| What the task requires |
Set down precisely the lines from the line with "Rebuild this diagram" through the end of the material, inclusive, and no pictures.

******************************

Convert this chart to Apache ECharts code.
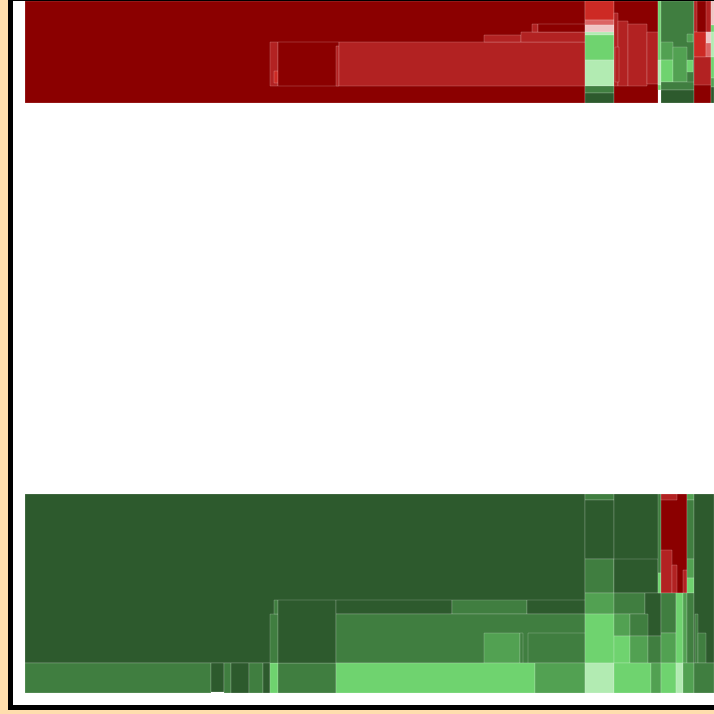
<!DOCTYPE html>
<html><head><meta charset="utf-8">
<script src="https://cdn.jsdelivr.net/npm/echarts@6/dist/echarts.min.js"></script>
<style>
html,body{margin:0;padding:0;overflow:hidden;background:#FFDEAD;width:714px;height:714px;}
#frame{position:absolute;left:10px;top:-2px;width:800px;height:704px;border:3px solid #000;background:#fff;box-shadow:-2px 2px 0 #000;}
#chart{position:absolute;left:0;top:0;width:714px;height:714px;}
</style></head>
<body>
<div id="frame"></div>
<div id="chart"></div>
<script>
// Each cell: [xStart, xEnd, yStart, yEnd, level]; level < 0 = loss (red), level > 0 = gain (green)
const levels = [-5, -4, -3, -2, -1, 1, 2, 3, 4, 5];

const topBandMain = [
  [25, 585, 1, 103, -5],
  [270, 278, 42, 86, -4],
  [274, 278, 71, 83, -3],
  [278, 339, 42, 86, -5],
  [336, 339, 46, 86, -4],
  [339, 585, 42, 86, -4],
  [484, 521, 35, 42, -4],
  [521, 585, 32, 42, -4],
  [532, 538, 24, 32, -4],
  [538, 585, 24, 32, -5]
];

const topBandRight = [
  [585, 614, 1, 20, -3],
  [585, 614, 20, 25, -2],
  [585, 614, 25, 32, -1],
  [585, 614, 32, 35, 1],
  [585, 614, 35, 60, 2],
  [585, 614, 60, 86, 1],
  [585, 614, 86, 93, 4],
  [585, 614, 93, 103, 5],
  [614, 658, 1, 103, -5],
  [614, 618, 13, 86, -4],
  [618, 628, 21, 86, -4],
  [628, 647, 24, 86, -4],
  [647, 658, 32, 84, -4],
  [615, 619, 47, 82, -4],
  [658, 661, 1, 90, 2],
  [658, 661, 60, 85, 1],
  [661, 694, 1, 103, 4],
  [661, 673, 42, 60, 3],
  [661, 673, 60, 82, 2],
  [673, 687, 47, 82, 3],
  [687, 693, 34, 42, 3],
  [687, 693, 60, 72, 2],
  [661, 694, 82, 90, 4],
  [661, 694, 90, 103, 5],
  [694, 711, 1, 103, -5],
  [694, 697, 1, 32, -4],
  [706, 711, 1, 32, -4],
  [694, 706, 32, 57, -3],
  [706, 711, 32, 43, -1],
  [706, 711, 43, 57, -2],
  [694, 711, 57, 85, -4],
  [711, 714, 1, 25, -1],
  [711, 714, 25, 32, 2],
  [711, 714, 32, 57, 1],
  [711, 714, 57, 78, 2],
  [711, 714, 78, 87, 3],
  [711, 714, 87, 103, 5]
];

const bottomBandMain = [
  [25, 585, 494, 663, 5],
  [25, 211, 663, 693, 4],
  [211, 224, 663, 692, 5],
  [224, 231, 663, 693, 4],
  [231, 249, 663, 693, 5],
  [249, 263, 663, 693, 4],
  [263, 270, 663, 693, 5],
  [270, 278, 663, 693, 2],
  [278, 336, 663, 693, 4],
  [270, 278, 614, 663, 4],
  [274, 278, 600, 614, 4],
  [278, 336, 600, 663, 5],
  [336, 452, 600, 614, 5],
  [452, 527, 600, 614, 4],
  [527, 585, 600, 614, 5],
  [336, 585, 614, 663, 4],
  [484, 520, 633, 663, 3],
  [520, 523, 633, 663, 4],
  [528, 585, 633, 663, 4],
  [336, 535, 663, 693, 2],
  [535, 585, 663, 693, 3]
];

const bottomBandRight = [
  [585, 614, 494, 500, 4],
  [585, 614, 500, 559, 5],
  [585, 614, 559, 593, 4],
  [585, 614, 593, 614, 3],
  [585, 614, 614, 663, 2],
  [585, 614, 663, 693, 1],
  [614, 661, 494, 593, 5],
  [614, 658, 559, 593, 5],
  [614, 645, 593, 614, 4],
  [645, 661, 593, 636, 5],
  [614, 630, 614, 636, 3],
  [630, 648, 614, 636, 4],
  [614, 630, 636, 663, 2],
  [630, 648, 636, 663, 3],
  [648, 661, 636, 663, 4],
  [614, 651, 663, 693, 2],
  [651, 661, 663, 693, 3],
  [658, 661, 494, 573, 4],
  [658, 661, 573, 593, 2],
  [661, 687, 494, 593, -5],
  [661, 677, 494, 500, -4],
  [661, 672, 550, 593, -4],
  [672, 677, 565, 593, -4],
  [683, 687, 570, 593, -4],
  [687, 694, 494, 500, 3],
  [687, 694, 500, 559, 4],
  [687, 694, 559, 578, 3],
  [687, 694, 578, 593, 2],
  [661, 676, 593, 633, 4],
  [661, 676, 633, 663, 3],
  [676, 683, 593, 663, 2],
  [683, 687, 593, 663, 3],
  [687, 694, 593, 663, 4],
  [661, 676, 663, 693, 2],
  [676, 683, 663, 693, 1],
  [683, 694, 663, 693, 3],
  [694, 714, 494, 663, 5],
  [695, 698, 614, 663, 4],
  [698, 706, 633, 663, 4],
  [694, 714, 663, 693, 4]
];

const levelColors = {
  '-5': '#8B0000', '-4': '#B22222', '-3': '#CD2A24', '-2': '#DC6464', '-1': '#F0C4C4',
  '1': '#B2EBB2', '2': '#6FD36F', '3': '#52A152', '4': '#407E40', '5': '#2D5A2D'
};

const allCells = [].concat(topBandMain, topBandRight, bottomBandMain, bottomBandRight);

const chart = echarts.init(document.getElementById('chart'), null, {renderer: 'canvas'});
chart.setOption({
  animation: false,
  backgroundColor: 'transparent',
  grid: {left: 25, right: 0, top: 1, bottom: 21},
  xAxis: {type: 'value', min: 25, max: 714, show: false},
  yAxis: {type: 'value', min: 1, max: 693, inverse: true, show: false},
  series: [{
    type: 'custom',
    clip: true,
    encode: {x: [0, 1], y: [2, 3]},
    data: allCells,
    renderItem: function (params, api) {
      const p0 = api.coord([api.value(0), api.value(2)]);
      const p1 = api.coord([api.value(1), api.value(3)]);
      return {
        type: 'rect',
        shape: {x: p0[0], y: p0[1], width: p1[0] - p0[0], height: p1[1] - p0[1]},
        style: {fill: levelColors[String(api.value(4))], stroke: 'rgba(255,255,255,0.18)', lineWidth: 1}
      };
    }
  }]
});
</script>
</body></html>
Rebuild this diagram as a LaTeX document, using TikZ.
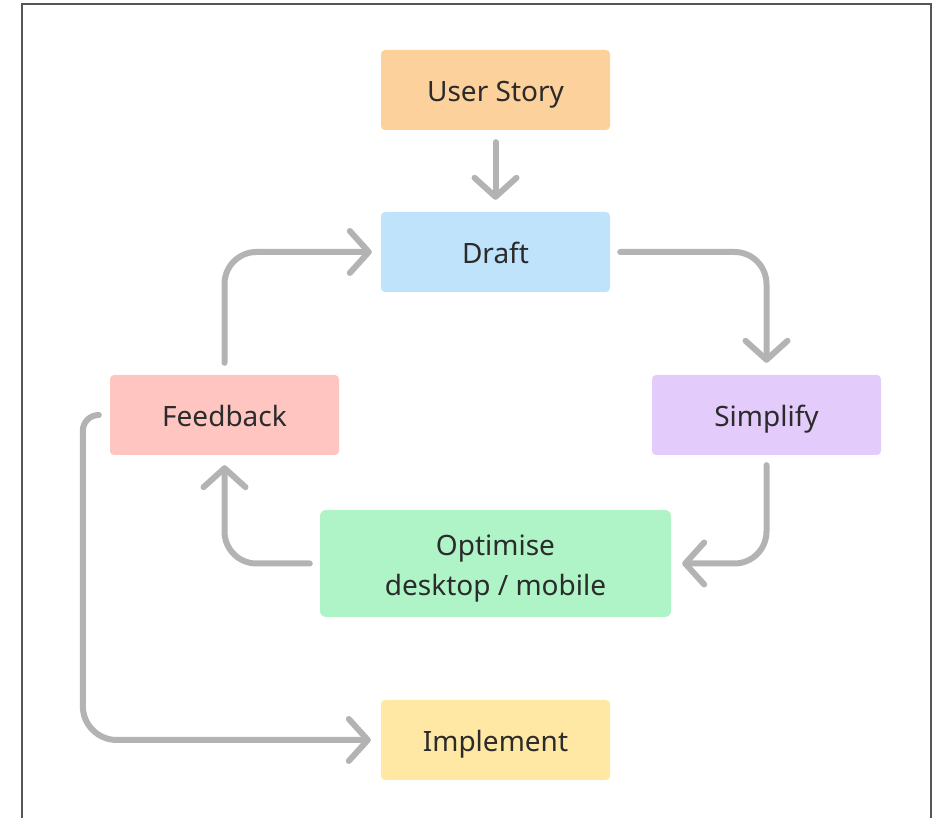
\documentclass[tikz,border=0pt]{standalone}
\usepackage{fontspec}
\setmainfont{Noto Sans}
\usetikzlibrary{arrows.meta}
\definecolor{cOrange}{HTML}{FCD19C}
\definecolor{cBlue}{HTML}{BEE3FB}
\definecolor{cPink}{HTML}{FFC6C1}
\definecolor{cLav}{HTML}{E3CCFB}
\definecolor{cGreen}{HTML}{AFF4C6}
\definecolor{cYellow}{HTML}{FFE8A3}
\definecolor{cArrow}{HTML}{B3B3B3}
\definecolor{cFrame}{HTML}{555555}
\definecolor{cText}{HTML}{2B2B2B}
\begin{document}
\begin{tikzpicture}[x=1pt,y=1pt,
  box/.style={rectangle, rounded corners=4pt, inner sep=0pt, minimum width=229pt, minimum height=80pt, text=cText, font=\fontsize{28}{40}\selectfont, align=center, text height=24pt, text depth=0pt},
  arr/.style={draw=cArrow, line width=6pt, line cap=round, line join=round, -{Straight Barb[length=19pt,width=42pt,round]}}]
\useasboundingbox (0,0) rectangle (938,818);
\clip (0,0) rectangle (938,818);
\draw[cFrame, line width=2pt] (22,-20) -- (22,814) -- (931,814) -- (931,-20);
\node[box, fill=cOrange] (us) at (495.5,728) {User Story};
\node[box, fill=cBlue] (dr) at (495.5,566) {Draft};
\node[box, fill=cPink] (fb) at (224.5,403) {Feedback};
\node[box, fill=cLav] (si) at (766.5,403) {Simplify};
\node[box, fill=cGreen, minimum width=351pt, minimum height=107pt, rounded corners=6pt, text height=65pt, text depth=0pt] (op) at (495.5,254.5) {Optimise\\desktop / mobile};
\node[box, fill=cYellow] (im) at (495.5,78) {Implement};
\draw[arr] ([yshift=-12pt]us.south) -- ([yshift=12pt]dr.north);
\draw[arr, rounded corners=32pt] ([xshift=10pt]dr.east) -| ([yshift=12pt]si.north);
\draw[arr, rounded corners=32pt] ([yshift=-10pt]si.south) |- ([xshift=11pt]op.east);
\draw[arr, rounded corners=32pt] ([xshift=-10pt]op.west) -| ([yshift=-10pt]fb.south);
\draw[arr, rounded corners=32pt] ([yshift=12pt]fb.north) |- ([xshift=-9pt]dr.west);
\draw[arr] ([xshift=-11pt]fb.west) arc[start angle=90, end angle=180, radius=16pt] [rounded corners=34pt] |- ([xshift=-10pt]im.west);
\end{tikzpicture}
\end{document}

******************************

| Final result |
Rebuild this diagram as a LaTeX document, using TikZ.
\documentclass[tikz,border=0pt]{standalone}
\usepackage{fontspec}
\setmainfont{Noto Sans}
\usetikzlibrary{arrows.meta}
\definecolor{cOrange}{HTML}{FCD19C}
\definecolor{cBlue}{HTML}{BEE3FB}
\definecolor{cPink}{HTML}{FFC6C1}
\definecolor{cLav}{HTML}{E3CCFB}
\definecolor{cGreen}{HTML}{AFF4C6}
\definecolor{cYellow}{HTML}{FFE8A3}
\definecolor{cArrow}{HTML}{B3B3B3}
\definecolor{cFrame}{HTML}{555555}
\definecolor{cText}{HTML}{2B2B2B}
\begin{document}
\begin{tikzpicture}[x=1pt,y=1pt,
  box/.style={rectangle, rounded corners=4pt, inner sep=0pt, minimum width=229pt, minimum height=80pt, text=cText, font=\fontsize{28}{40}\selectfont, align=center, text height=24pt, text depth=0pt},
  arr/.style={draw=cArrow, line width=6pt, line cap=round, line join=round, -{Straight Barb[length=19pt,width=42pt,round]}}]
\useasboundingbox (0,0) rectangle (938,818);
\clip (0,0) rectangle (938,818);
\draw[cFrame, line width=2pt] (22,-20) -- (22,814) -- (931,814) -- (931,-20);
\node[box, fill=cOrange] (us) at (495.5,728) {User Story};
\node[box, fill=cBlue] (dr) at (495.5,566) {Draft};
\node[box, fill=cPink] (fb) at (224.5,403) {Feedback};
\node[box, fill=cLav] (si) at (766.5,403) {Simplify};
\node[box, fill=cGreen, minimum width=351pt, minimum height=107pt, rounded corners=6pt, text height=65pt, text depth=0pt] (op) at (495.5,254.5) {Optimise\\desktop / mobile};
\node[box, fill=cYellow] (im) at (495.5,78) {Implement};
\draw[arr] ([yshift=-12pt]us.south) -- ([yshift=12pt]dr.north);
\draw[arr, rounded corners=32pt] ([xshift=10pt]dr.east) -| ([yshift=12pt]si.north);
\draw[arr, rounded corners=32pt] ([yshift=-10pt]si.south) |- ([xshift=11pt]op.east);
\draw[arr, rounded corners=32pt] ([xshift=-10pt]op.west) -| ([yshift=-10pt]fb.south);
\draw[arr, rounded corners=32pt] ([yshift=12pt]fb.north) |- ([xshift=-9pt]dr.west);
\draw[arr] ([xshift=-11pt]fb.west) arc[start angle=90, end angle=180, radius=16pt] [rounded corners=34pt] |- ([xshift=-10pt]im.west);
\end{tikzpicture}
\end{document}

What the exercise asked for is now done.